Attempts to produce a cleaning agent strong enough to wipe the smirk off Boris Johnson’s face have so far come to nothing admitted market brand leaders Reckitt Benckiser. A spokesperson for the company said progress had been frustratingly slow but they still hoped for a breakthrough one day.
The company has invested over £10m in a new state-of-the-art laboratory on the outskirts of Milton Keynes dedicated solely to finding something that will remove the PM’s constantly annoying smirk. Although the company produces many successful household cleaning agents such as degreasers, toilet cleaners, lime-scale removers and grime mousse they say the big prize still eludes them.
‘Some of the Reckitt Benckiser products have been used to clean up decades old plutonium stains at Dounreay’ said Cillit Bang enthusiast Barry Scott ‘others have been used to clean the toilets at the House of Lords and lots of celebrities swear by it.
‘Anne Widdicombe says she wouldn’t put anything else down her S bend at night and Nigella Lawson often scrubs her tops down with it too.

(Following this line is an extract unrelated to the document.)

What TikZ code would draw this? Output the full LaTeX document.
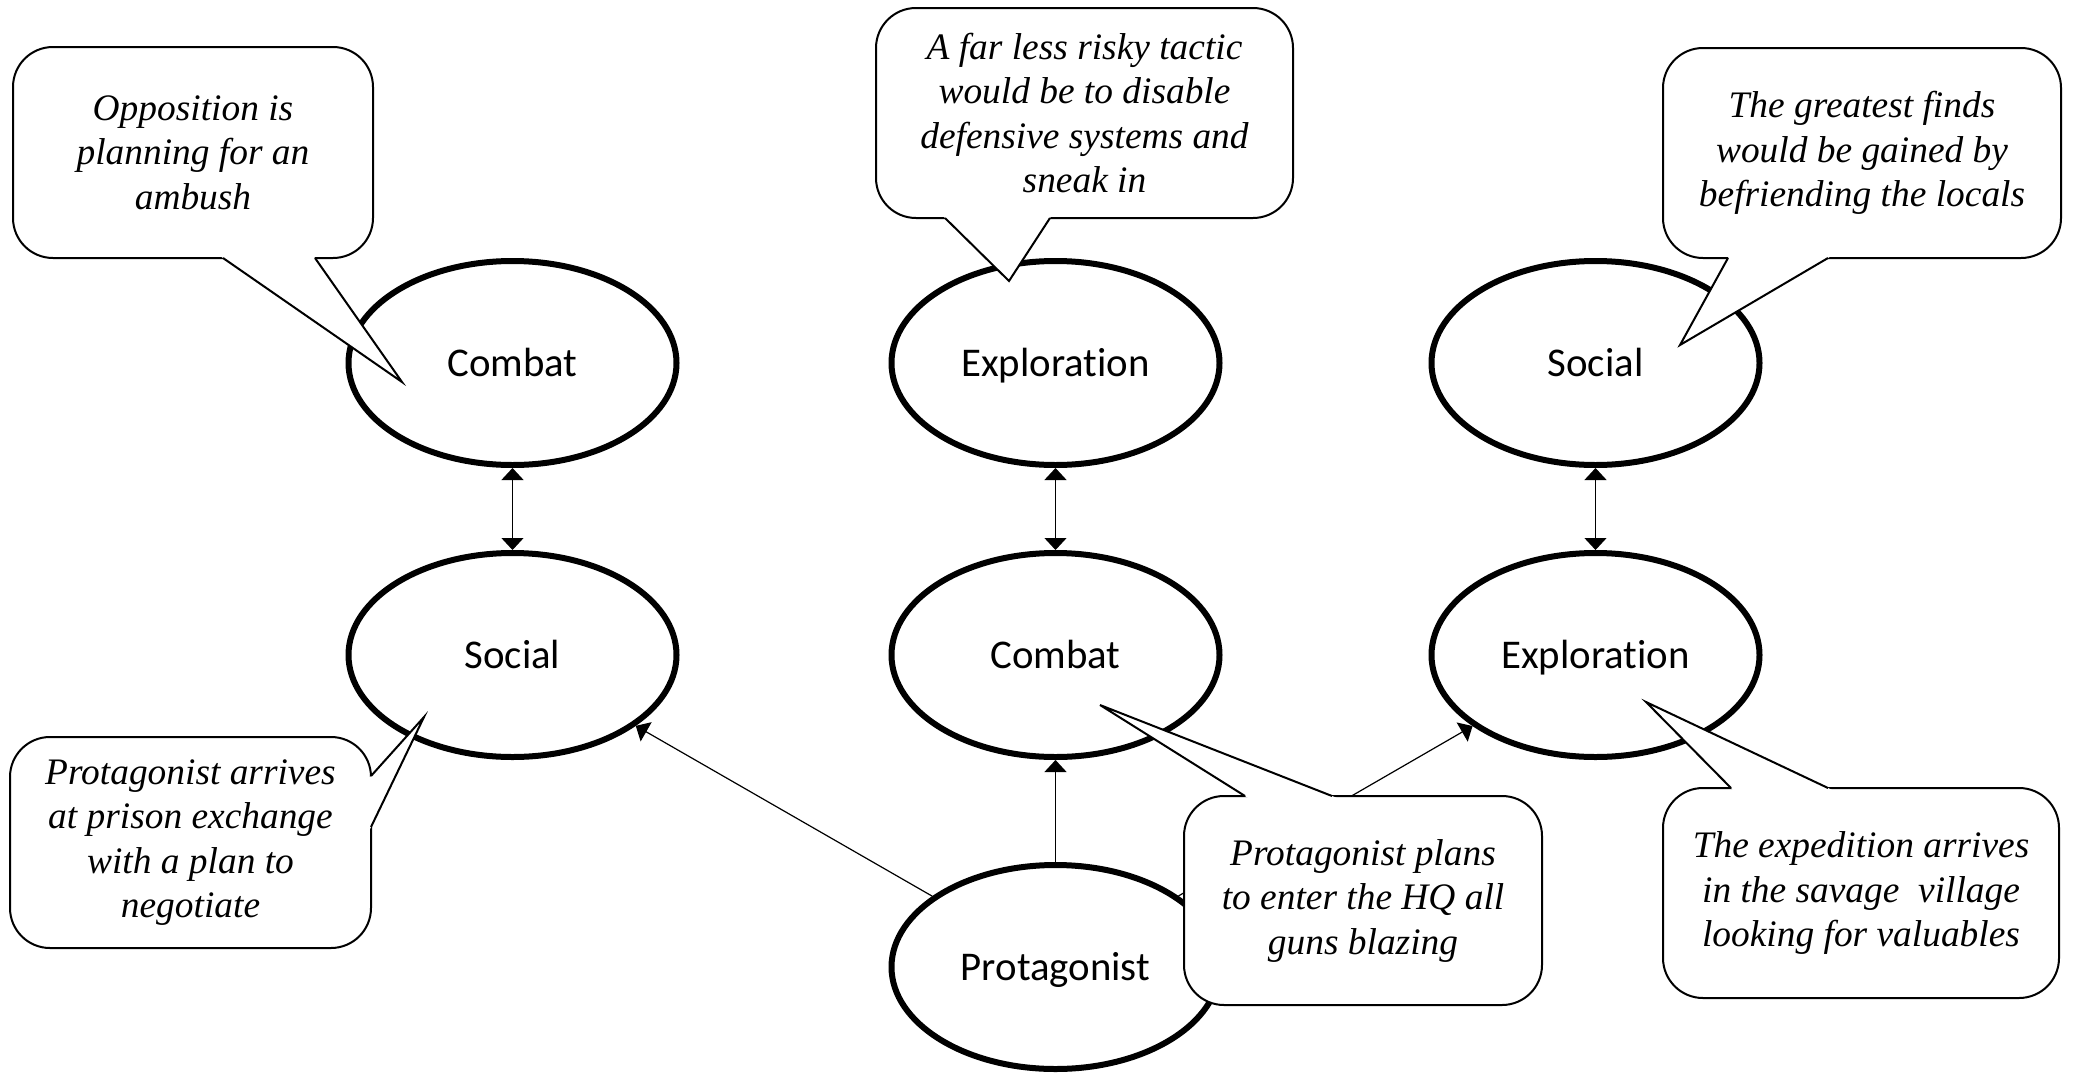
\documentclass[tikz,border=0pt]{standalone}
\usepackage{fontspec}
\setmainfont{Liberation Serif}
\newfontfamily\calib[Ligatures={NoCommon,NoRequired,NoContextual,NoDiscretionary}]{Carlito}
\usetikzlibrary{shapes.geometric,arrows.meta,calc}
\begin{document}
\begin{tikzpicture}[x=0.5pt,y=-0.5pt,
  stage/.style={draw, ellipse, line width=3pt, minimum width=164pt, minimum height=102pt, inner sep=0pt, fill=white, text height=16pt, text depth=2.5pt, font=\calib\fontsize{20.4}{24}\selectfont},
  arr/.style={line width=0.6pt, -{Triangle[length=6pt,width=11pt]}},
  darr/.style={line width=0.6pt, {Triangle[length=6pt,width=11pt]}-{Triangle[length=6pt,width=11pt]}},
  bubble/.style={draw, line width=1pt, fill=white, rounded corners=20pt},
  tail/.style={draw, line width=1pt, line join=miter},
  btext/.style={align=center, inner sep=0pt, font=\itshape\fontsize{18.7}{22.25}\selectfont}
]
\useasboundingbox[fill=white] (0,0) rectangle (2082,1076);

% stages
\node[stage] (c1) at (512.5,363) {Combat};
\node[stage] (e1) at (1055.5,363) {Exploration};
\node[stage] (s1) at (1595.5,363) {Social};
\node[stage] (s2) at (512.5,655) {Social};
\node[stage] (c2) at (1055.5,655) {Combat};
\node[stage] (e2) at (1595.5,655) {Exploration};
\node[stage] (p) at (1055.5,967) {Protagonist};

% connectors
\draw[darr] (c1) -- (s2);
\draw[darr] (e1) -- (c2);
\draw[darr] (s1) -- (e2);
\draw[arr] (p) -- (s2);
\draw[arr] (p) -- (c2);
\draw[arr] (p) -- (e2);

% callout 1
\coordinate (k1nw) at (13,47); \coordinate (k1se) at (373,258);
\coordinate (k1a) at (223,258); \coordinate (k1t) at (402,382); \coordinate (k1b) at (315,258);
\draw[bubble] (k1nw) rectangle (k1se);
\fill[white] ($(k1a)!-5pt!(k1t)$) -- (k1t) -- ($(k1b)!-5pt!(k1t)$) -- cycle;
\draw[tail] (k1a) -- (k1t) -- (k1b);
\node[btext] (t1) at ($(k1nw)!0.5!(k1se)$) {Opposition is\\planning for an\\ambush};

% callout 2
\coordinate (k2nw) at (876,8); \coordinate (k2se) at (1293,218);
\coordinate (k2a) at (945,218); \coordinate (k2t) at (1009,281); \coordinate (k2b) at (1050,218);
\draw[bubble] (k2nw) rectangle (k2se);
\fill[white] ($(k2a)!-5pt!(k2t)$) -- (k2t) -- ($(k2b)!-5pt!(k2t)$) -- cycle;
\draw[tail] (k2a) -- (k2t) -- (k2b);
\node[btext] (t2) at ($(k2nw)!0.5!(k2se)$) {A far less risky tactic\\would be to disable\\defensive systems and\\sneak in};

% callout 3
\coordinate (k3nw) at (1663,48); \coordinate (k3se) at (2061,258);
\coordinate (k3a) at (1728,258); \coordinate (k3t) at (1680,345); \coordinate (k3b) at (1828,258);
\draw[bubble] (k3nw) rectangle (k3se);
\fill[white] ($(k3a)!-5pt!(k3t)$) -- (k3t) -- ($(k3b)!-5pt!(k3t)$) -- cycle;
\draw[tail] (k3a) -- (k3t) -- (k3b);
\node[btext] (t3) at ($(k3nw)!0.5!(k3se)$) {The greatest finds\\would be gained by\\befriending the locals};

% callout 4
\coordinate (k4nw) at (10,737); \coordinate (k4se) at (371,948);
\coordinate (k4a) at (371,776); \coordinate (k4t) at (424,717); \coordinate (k4b) at (371,827);
\draw[bubble] (k4nw) rectangle (k4se);
\fill[white] ($(k4a)!-5pt!(k4t)$) -- (k4t) -- ($(k4b)!-5pt!(k4t)$) -- cycle;
\draw[tail] (k4a) -- (k4t) -- (k4b);
\node[btext] (t4) at ($(k4nw)!0.5!(k4se)$) {Protagonist arrives\\at prison exchange\\with a plan to\\negotiate};

% callout 5
\coordinate (k5nw) at (1184,796); \coordinate (k5se) at (1542,1005);
\coordinate (k5a) at (1245,796); \coordinate (k5t) at (1100,705); \coordinate (k5b) at (1332,796);
\draw[bubble] (k5nw) rectangle (k5se);
\fill[white] ($(k5a)!-5pt!(k5t)$) -- (k5t) -- ($(k5b)!-5pt!(k5t)$) -- cycle;
\draw[tail] (k5a) -- (k5t) -- (k5b);
\node[btext] (t5) at ($(k5nw)!0.5!(k5se)$) {Protagonist plans\\to enter the HQ all\\guns blazing};

% callout 6
\coordinate (k6nw) at (1663,788); \coordinate (k6se) at (2059,998);
\coordinate (k6a) at (1731,788); \coordinate (k6t) at (1646,702); \coordinate (k6b) at (1828,788);
\draw[bubble] (k6nw) rectangle (k6se);
\fill[white] ($(k6a)!-5pt!(k6t)$) -- (k6t) -- ($(k6b)!-5pt!(k6t)$) -- cycle;
\draw[tail] (k6a) -- (k6t) -- (k6b);
\node[btext] (t6) at ($(k6nw)!0.5!(k6se)$) {The expedition arrives\\in the savage~ village\\looking for valuables};
\end{tikzpicture}
\end{document}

But, as yet, nothing is powerful enough to get rid of that smirk’, he said.
The Johnson smirk – likened by some to the empty smile associated with someone who has just pushed an elderly lady in front of a bus or switched off the plug on a child’s dialysis machine – is said to be one of the most toxic challenges still frustrating the men in white coats.
‘It’s the Holy Grail’ admitted Scott. ‘I’ve been rehearsing the same line for years “…..BANG!!!….and the smirk is gone…..”, but sadly it’s still there.
‘That fucking smirk.
‘And to think, we’re probably going to have that same smirk staring back at us for the next five years.
‘Five long years……five long fucking years….that same knowing smirk….the smirk that tells you it’s all just a game to him, that nothing really matters.
‘Here, give me that bottle of Cillit Bang.’
BANG!!…and the smirk HAS now finally gone…..and it feels wonderful.